85 000 dollars de récompense seront attribués aux hackeurs parvenant à s’en prendre au système d’info-divertissement (infotainment) du véhicule, en s’échappant de l’enclave de sécurité (sandbox), en élevant leurs privilèges jusqu’au niveau administrateur ou en atteignant le noyau du système d’exploitation. Sinon, un hack moins critique de ce système sera récompensé à hauteur de 35 000 dollars.
Enfin, concernant les réseaux de télécommunications (Wi-Fi et Bluetooth), les gains s’élèvent à 60 000 dollars en cas de piratage réussi. Un bonus de 50 000 dollars sera versé si ce hack reste en place même après un redémarrage général des systèmes.
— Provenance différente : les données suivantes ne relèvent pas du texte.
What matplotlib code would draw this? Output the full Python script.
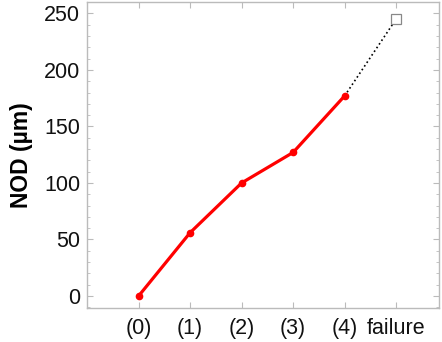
import matplotlib
matplotlib.use("Agg")
import matplotlib.pyplot as plt
from matplotlib.ticker import MultipleLocator

categories = ["(0)", "(1)", "(2)", "(3)", "(4)", "failure"]
nod_values = [0, 56, 100, 127, 177]
failure_value = 245

plt.rcParams['font.family'] = ['Liberation Sans', 'DejaVu Sans']

fig = plt.figure(figsize=(4.42, 3.42), dpi=100)
ax = fig.add_axes([0.197, 0.0994, 0.796, 0.8946])

xs = list(range(len(nod_values)))
ax.plot(xs, nod_values, color='#ff0000', lw=2.3, marker='o', ms=4.5, zorder=3)
ax.plot([xs[-1], len(categories) - 1], [nod_values[-1], failure_value],
        color='black', ls=':', lw=1.2, zorder=2)
ax.plot([len(categories) - 1], [failure_value], marker='s', ms=6.5,
        mfc='white', mec='#888888', mew=0.9, ls='none', zorder=4)

ax.set_xlim(-1, 5.83)
ax.set_ylim(-10.6, 260)
ax.set_xticks(range(len(categories)))
ax.set_xticklabels(categories)
ax.yaxis.set_major_locator(MultipleLocator(50))
ax.yaxis.set_minor_locator(MultipleLocator(10))

for s in ax.spines.values():
    s.set_color('#bbbbbb')
    s.set_linewidth(1.0)
ax.tick_params(which='both', direction='in', colors='#bbbbbb', labelcolor='#111111',
               top=True, right=True, labelsize=15.5)
ax.tick_params(which='major', length=4)
ax.tick_params(which='minor', length=2)
ax.tick_params(axis='y', pad=5)
ax.tick_params(axis='x', pad=7)
ax.tick_params(axis='x', which='minor', bottom=False, top=False)
ax.set_ylabel('NOD (µm)', fontsize=16.5, fontweight='bold', labelpad=8)

fig.savefig('out.png', dpi=100)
Préoccupation précoce de la sécurité
La sécurité informatique est un sujet que prend très au sérieux Tesla. En 2014, l’entreprise américaine a commencé à mettre sur pied une équipe de hackers pour mettre à l’épreuve les systèmes informatiques de ses véhicules. Un an auparavant, le constructeur a mis en ligne un panthéon célébrant les experts en sécurité qui l’ont aidé à corriger ses logiciels, si les failles ont été signalées selon un protocole bien précis.
Des récompenses sont aussi prévues de façon à maintenir élevé le niveau de motivation de ces spécialistes du code.
« Nous devons nous assurer qu’un piratage de tout notre parc est fondamentalement impossible et que, si des gens sont dans la voiture, ils ont autorité sur tout ce que le véhicule fait. Si la voiture fait quelque chose d’absurde, vous pouvez appuyer sur un bouton qu’aucun logiciel ne peut outrepasser et vous assurer de prendre le contrôle du véhicule, et de couper le lien vers les serveurs », déclarait Elon Musk, le fondateur de Tesla, en 2017.
Tesla est également présent sur des programmes de chasse aux bugs — ou bugs bounty –, comme HackerOne et BugCrowd. Là encore, l’industriel détaille les conditions d’éligibilité pour bénéficier de sa générosité. Mais ici, il n’est pas question de la sécurité des voitures : c’est celle d’une partie des sites web du groupe qui est en jeu, ainsi que les applications mobiles pour iOS et Android.
Des initiatives appréciables et qu’il faut encourager : aussi investi que peut être Tesla dans la robustesse informatique de ses véhicules, le risque zéro n’existe pas. La preuve : en 2016, des experts informatiques chinois ont réussi à pirater l’Autopilote d’une Tesla Model S à 20 kilomètres de distance, et à bloquer bloquer les portes et prendre le contrôle des freins. Ils ont ensuite réitéré l’exploit avec une Model X.
Jusqu’à présent, au regard des piratages qui ont pu être réalisés sur les automobiles Tesla, c’est d’abord et avant tout le système d’info-divertissement connecté à Internet via Wi-Fi ou réseaux mobiles qui pose des difficultés. c’est de là que proviennent les vulnérabilités découvertes sur les Tesla (un navigateur Internet obsolète). Heureusement, le système de mise à jour logicielle à distance permet de patcher les brèches découvertes en très peu de temps, sans avoir besoin de passer par le garage.